Some people are actually scared of credit cards. Often I hear that a person doesn’t want a credit card because it will just create debt. While that’s noble and all, it’s really the wrong answer. You do want a credit card. Why? Because building credit is the ONLY way you are going to get what you want out of this American life. Sure, cash is king in some aspects. But cash don’t mean shit when we’re talking about home buying, business building, or even renting an apartment. I’ve seen many a fine young man believe that cash will get him into a house, or into a rental only to find out that he needs credit or no dice.

Building credit isn’t as hard as some people make it out to be. Whether you’re newly 18, or in the throws of adulthood and just realizing you need credit to do pretty much everything, there’s always a starting point. But first, here’s a few things you need to know right off the bat:

  • Utility bills do not build credit. 
  • A cell phone account under your name does not build credit. 
  • An apartment in your name does not build credit.

All these things have the ability to hurt you if you don’t pay up, but never do they ever help you build a credit score. So now that we got that out of the way, let’s talk about what will help you get to where you want to be when it comes to your credit rating.

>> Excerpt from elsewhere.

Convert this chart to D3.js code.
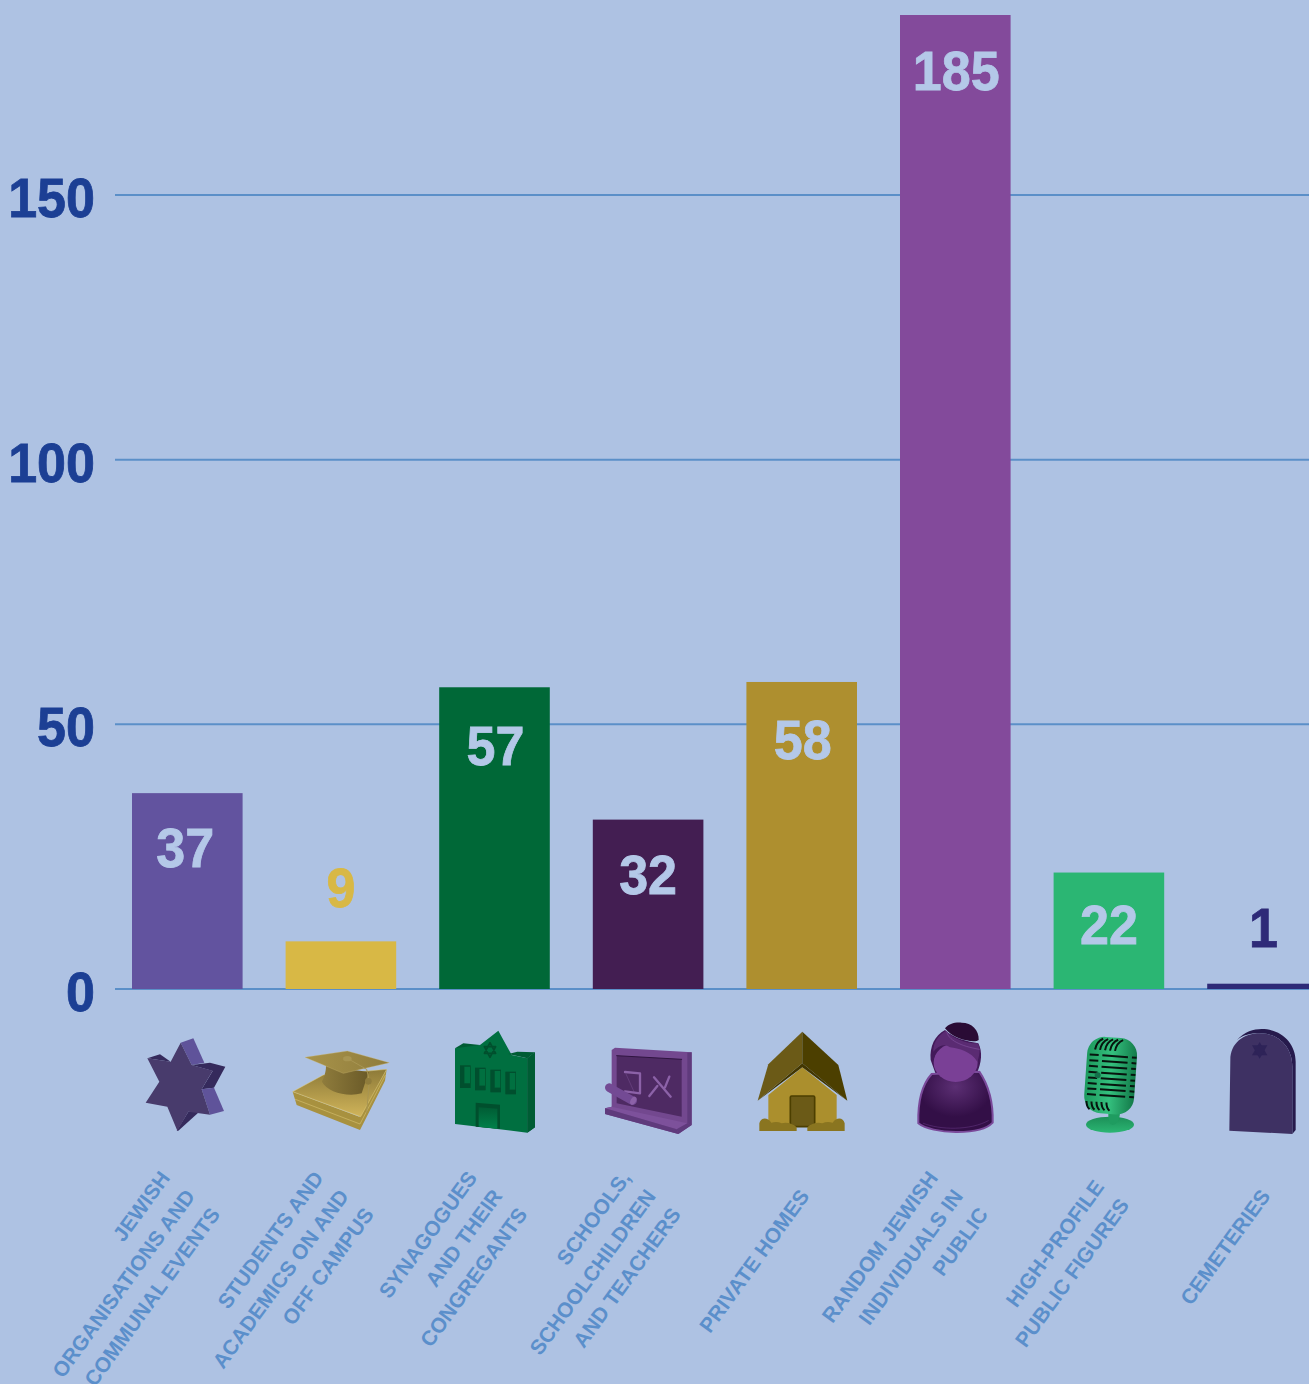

1.   Get a credit card from major bank. 

Notice how I said “major bank?” Credit cards from retail stores look horrible on your credit, even if there’s a cute lil Visa logo in the corner. This is because retail stores typically have inflated interest rates that are very difficult to pay down unless you’re already big ballin’. Credit agencies look at this high interest credit card and only see a ship waiting to sink. That doesn’t exactly scream financial stability. By major banks, I mean Discover, Wells Fargo, Bank of America, Capital One, etc. If you’re a newbie or rebuilding credit, Capital One is your best bet. Other banks have stringent qualifying policies that only give credit to people with an established credit history. Sure, the annual percentage rate (APR) might be lower, but you haven’t proven your credit worthiness for a low interest rate yet. You gotta pay to play. 

2.    Make credit card payments on the due date. 

When you’re working on building credit, the credit bureau needs to see that you’re paying down debt. They only see this once a month. So if you’re paying the card off before the actual due date, they see a $0 balance every 30 days which reads like you’re not using the card at all. Realistically your first credit card is going to have a low limit. Good. Spend as much as you’re able to pay, and pay back the minimum payment or more on time. Once you’ve got some experience and credit history under your belt, you can start paying cards off in full before the due date. Until then, let the balance sit until it’s due to achieve the Magna Cum Laude of credit worthiness.

3.    Get your name on that car loan.

There are some debts that look good on a credit report. One of the most attainable “good debts” is a vehicle loan. Lots of people have the good fortune of their parents financing a car for them, so if this is you, ask to get on that loan! Every month that the payment is made on time is another uptick on your credit report, which means your credit is being built even though it might not be you paying the bill each month. If you’re on your own, then hope is not lost. Buy a car that requires a payment be made each month. This is one of the quickest ways to build credit aside from getting a credit card.

Following this simple guideline will get you to good credit in as little as six months!